Emails, reports, blog posts, tweets, articles – whatever you write at work says a lot about you and your business.
This article was originally posted in the Harvard Business Review.
Clear, relevant writing keeps people coming back for more. Complicated, dull writing does the opposite: People tune out, switch off, and stay away.
In business, understanding your target market is key to success. Effective writing is the same. It starts with knowing what your readers are really like.
The most recent national assessment of adult literacy in the United States showed that 43% of adults have “basic” or “below basic” literacy skills. In the UK, the average reading age for adults is just nine years old.

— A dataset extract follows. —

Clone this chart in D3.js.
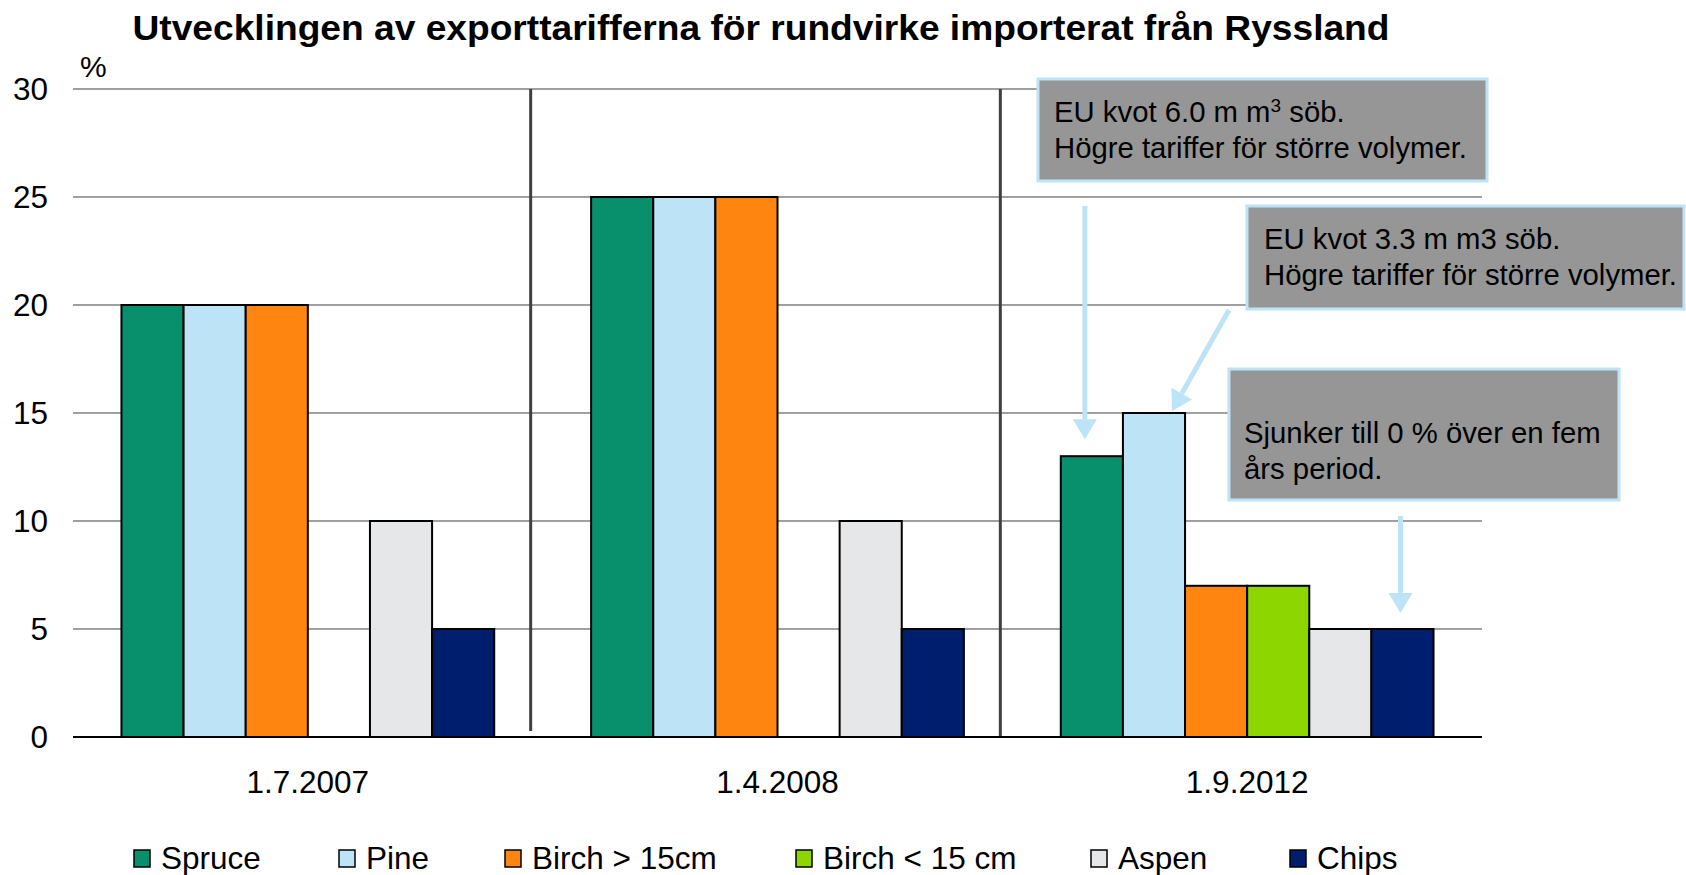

For these adults, it can be hard to understand the language on household bills, or even food packaging. What does that mean for your writing? Simply put, if you’re talking to a general audience, you need to make it easily understood.
Effective writing is easy to absorb. It suits how people read (scanning) and their speed (fast). Short sentences, common vocabulary, and clear formatting are great ways to make content as digestible as possible.
The British Government’s website is a great place to see this in action. It’s built on a simple principle: to help citizens find the information they need, fast. It does this by being easy to read, easy to understand, and easy to navigate.
How to make your writing more readable
The good news is, you probably already have the skills to write effectively. Because being easily understood doesn’t involve clever tricks or academic theory. It’s about stripping out complexity and getting to the point.
Here’s how to do it.
1. Talk like a human, not a business
Traditional business writing is plagued by stiff formality. One easy fix? Write in the first person. It feels personal and inviting compared to third person, which sounds aloof and cold.
Here’s a classic bit of corporate third person: “Humbert & Herbert is a residential estate agent offering customers friendly, clear, and straightforward advice.”
In the first person, it’s warmer: “We’ll give you the clear, friendly home-buying advice you need.” See?
Don’t be afraid to start sentences with imperatives like “Get,” “Download,” or “Join.” Or conjunctions (like I just did). It makes for clearer, more engaging writing. And it’s how we speak in real life.
The best way to weed out “corporate-speak” is to read your writing aloud. If it sounds natural (or awkward) to you, it’ll probably sound the same to your readers.
2. Cut complexity
Often, we use complex expressions out of habit. We might talk about “issues potentially impacting the successful completion of the merger” instead of “things that could affect the merger.” But overblown language is confusing. It leaves readers cold – and potentially confused.
So favor shorter, more familiar words over longer, more complicated ones. And explain things in a way that everyone will understand.
3. Make your content glanceable
These days, most of your writing will be read on a screen — most likely a small phone screen – through email and social media. The people who read it will be distracted, busy, on-the-go. That’s why glanceable content is so important. It’s how you can catch readers’ attention – and keep it.
Research backs this up. Jakob Nielsen is a world-leading expert on web usability. In his seminal 1997 study of how users read the web, Nielsen found that only 16% of people read every word of text. The vast majority of us skim the screen, picking out words and sentences.
Formatting is a great way to help skim-readers understand your content – on screen or paper. Try using informative subheads, bullet points, diagrams and tables to steer busy readers towards your important messages.
Short sentences and short paragraphs help too. A good rule of thumb is “one thought per sentence.” Too many linked ideas in one sentence, and readers get lost.
4. Get to the point
Don’t assume everyone’s captivated by what you have to say. Tell busy people what they need to know up front, and they’ll keep coming back.
Think like a journalist: What’s the number one thing your reader needs to know? Say that first. Then build out from there, keeping the most important points up top.
5. Human benefits, not product features
Peppering your copy with product features puts readers off. And no amount of adjective-stuffing will help.
That’s because people haven’t got the time to unpack what features mean. A “luxurious cotton-merino blend fabric” sounds nice enough. But why does it matter in a t-shirt? And why does it matter to your reader?
Spelling out the benefits (instead of just listing features) does the hard work for your reader: “Keeps you warm in winter and cool in summer, thanks to its cotton-merino blend.”
When Apple launched its original iPod in 2001, the ads could have celebrated its 5GB memory, Firewire connectivity, and 1.8-inch drive. But who knows what any of that means?
Instead, Apple ran with: “1,000 songs in your pocket.” Over 400 million iPod sales later, it’s fair to say the world listened.
Visualize your reader, and write for them
Before you start writing, it pays to think carefully about who you’re writing for. Even if it’s an email to 5,000 people, imagine you’re writing to just one person. Who are they, and what do they want from this email – really?
Warren Buffett, Chairman and CEO of Berkshire Hathaway, famously writes his company’s annual letter with his sisters, Doris and Bertie, in mind. They’re intelligent, but not experts in investing or finance. With them in mind, he’s able to write a letter that’s just the right balance of accessible and informative.